> [Written problem]
Could the lines from the start of the data through the line with "(iV1) -- (iV2);" be set down exactly, with no pictures among them?
>> begin Data shown
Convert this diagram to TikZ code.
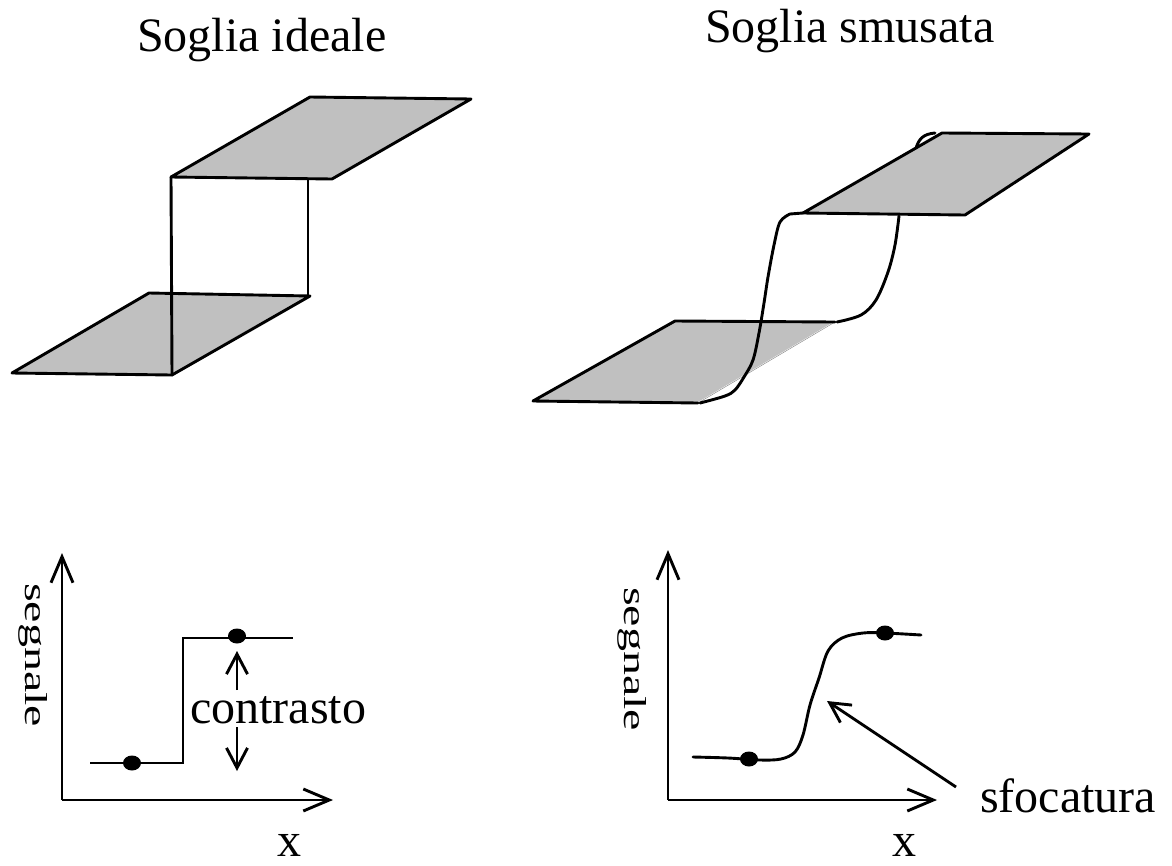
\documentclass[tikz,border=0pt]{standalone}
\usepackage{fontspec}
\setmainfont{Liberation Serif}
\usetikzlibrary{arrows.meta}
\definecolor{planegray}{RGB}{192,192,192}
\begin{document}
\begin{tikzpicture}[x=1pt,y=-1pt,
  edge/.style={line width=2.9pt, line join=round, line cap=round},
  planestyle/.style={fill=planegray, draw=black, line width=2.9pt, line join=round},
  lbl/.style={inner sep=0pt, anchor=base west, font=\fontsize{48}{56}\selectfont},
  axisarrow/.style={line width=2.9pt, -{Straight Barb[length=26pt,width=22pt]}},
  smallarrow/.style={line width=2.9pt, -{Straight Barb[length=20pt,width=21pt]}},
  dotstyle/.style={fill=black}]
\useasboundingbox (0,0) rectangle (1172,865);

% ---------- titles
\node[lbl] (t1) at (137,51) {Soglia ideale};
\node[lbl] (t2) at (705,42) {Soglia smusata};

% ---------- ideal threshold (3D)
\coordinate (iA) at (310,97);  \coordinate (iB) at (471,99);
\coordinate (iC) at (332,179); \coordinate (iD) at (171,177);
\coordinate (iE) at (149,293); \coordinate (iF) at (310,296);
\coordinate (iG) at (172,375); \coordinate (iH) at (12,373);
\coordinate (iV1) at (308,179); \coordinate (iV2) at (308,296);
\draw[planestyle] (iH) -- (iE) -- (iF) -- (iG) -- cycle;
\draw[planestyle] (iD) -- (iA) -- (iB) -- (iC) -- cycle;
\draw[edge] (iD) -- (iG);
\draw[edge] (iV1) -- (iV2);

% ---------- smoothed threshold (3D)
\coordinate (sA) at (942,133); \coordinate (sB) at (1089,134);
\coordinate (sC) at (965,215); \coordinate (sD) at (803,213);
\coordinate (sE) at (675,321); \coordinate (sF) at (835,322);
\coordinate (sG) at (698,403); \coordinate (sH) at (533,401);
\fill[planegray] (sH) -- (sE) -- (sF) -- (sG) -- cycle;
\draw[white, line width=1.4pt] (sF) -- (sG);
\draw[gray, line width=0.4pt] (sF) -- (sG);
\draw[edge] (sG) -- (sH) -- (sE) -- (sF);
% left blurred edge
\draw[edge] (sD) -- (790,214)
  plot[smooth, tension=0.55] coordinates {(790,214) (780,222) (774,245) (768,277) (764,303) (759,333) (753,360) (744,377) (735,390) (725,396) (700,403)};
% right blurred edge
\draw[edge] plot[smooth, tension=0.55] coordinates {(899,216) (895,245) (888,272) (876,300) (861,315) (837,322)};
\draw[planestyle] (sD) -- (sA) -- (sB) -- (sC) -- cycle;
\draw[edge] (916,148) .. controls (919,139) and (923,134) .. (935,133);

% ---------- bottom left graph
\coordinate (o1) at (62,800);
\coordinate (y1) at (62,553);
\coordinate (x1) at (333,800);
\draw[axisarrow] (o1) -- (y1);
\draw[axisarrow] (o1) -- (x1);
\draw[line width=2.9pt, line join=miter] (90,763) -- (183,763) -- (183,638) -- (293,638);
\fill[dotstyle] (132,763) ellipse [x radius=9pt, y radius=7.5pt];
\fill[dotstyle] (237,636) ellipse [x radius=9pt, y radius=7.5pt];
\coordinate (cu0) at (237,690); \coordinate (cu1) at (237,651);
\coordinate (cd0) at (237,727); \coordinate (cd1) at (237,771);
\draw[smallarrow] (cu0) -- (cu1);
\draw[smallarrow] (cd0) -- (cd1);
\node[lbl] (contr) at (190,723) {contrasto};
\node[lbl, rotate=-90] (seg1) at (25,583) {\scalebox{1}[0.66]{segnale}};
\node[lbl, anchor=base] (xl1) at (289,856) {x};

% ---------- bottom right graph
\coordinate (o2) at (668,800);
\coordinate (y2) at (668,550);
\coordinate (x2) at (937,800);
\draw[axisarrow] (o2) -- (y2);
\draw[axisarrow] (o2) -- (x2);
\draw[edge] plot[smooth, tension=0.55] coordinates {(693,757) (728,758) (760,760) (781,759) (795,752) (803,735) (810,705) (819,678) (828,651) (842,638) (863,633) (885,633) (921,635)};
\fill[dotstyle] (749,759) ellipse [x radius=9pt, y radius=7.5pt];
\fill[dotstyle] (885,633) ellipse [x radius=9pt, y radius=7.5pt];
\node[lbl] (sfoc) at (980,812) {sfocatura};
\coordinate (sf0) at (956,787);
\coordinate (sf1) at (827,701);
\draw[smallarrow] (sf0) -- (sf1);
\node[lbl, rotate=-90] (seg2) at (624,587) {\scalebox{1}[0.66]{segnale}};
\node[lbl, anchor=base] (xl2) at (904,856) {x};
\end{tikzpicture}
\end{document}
>> end Data shown
> [Full output]
Convert this diagram to TikZ code.
\documentclass[tikz,border=0pt]{standalone}
\usepackage{fontspec}
\setmainfont{Liberation Serif}
\usetikzlibrary{arrows.meta}
\definecolor{planegray}{RGB}{192,192,192}
\begin{document}
\begin{tikzpicture}[x=1pt,y=-1pt,
  edge/.style={line width=2.9pt, line join=round, line cap=round},
  planestyle/.style={fill=planegray, draw=black, line width=2.9pt, line join=round},
  lbl/.style={inner sep=0pt, anchor=base west, font=\fontsize{48}{56}\selectfont},
  axisarrow/.style={line width=2.9pt, -{Straight Barb[length=26pt,width=22pt]}},
  smallarrow/.style={line width=2.9pt, -{Straight Barb[length=20pt,width=21pt]}},
  dotstyle/.style={fill=black}]
\useasboundingbox (0,0) rectangle (1172,865);

% ---------- titles
\node[lbl] (t1) at (137,51) {Soglia ideale};
\node[lbl] (t2) at (705,42) {Soglia smusata};

% ---------- ideal threshold (3D)
\coordinate (iA) at (310,97);  \coordinate (iB) at (471,99);
\coordinate (iC) at (332,179); \coordinate (iD) at (171,177);
\coordinate (iE) at (149,293); \coordinate (iF) at (310,296);
\coordinate (iG) at (172,375); \coordinate (iH) at (12,373);
\coordinate (iV1) at (308,179); \coordinate (iV2) at (308,296);
\draw[planestyle] (iH) -- (iE) -- (iF) -- (iG) -- cycle;
\draw[planestyle] (iD) -- (iA) -- (iB) -- (iC) -- cycle;
\draw[edge] (iD) -- (iG);
\draw[edge] (iV1) -- (iV2);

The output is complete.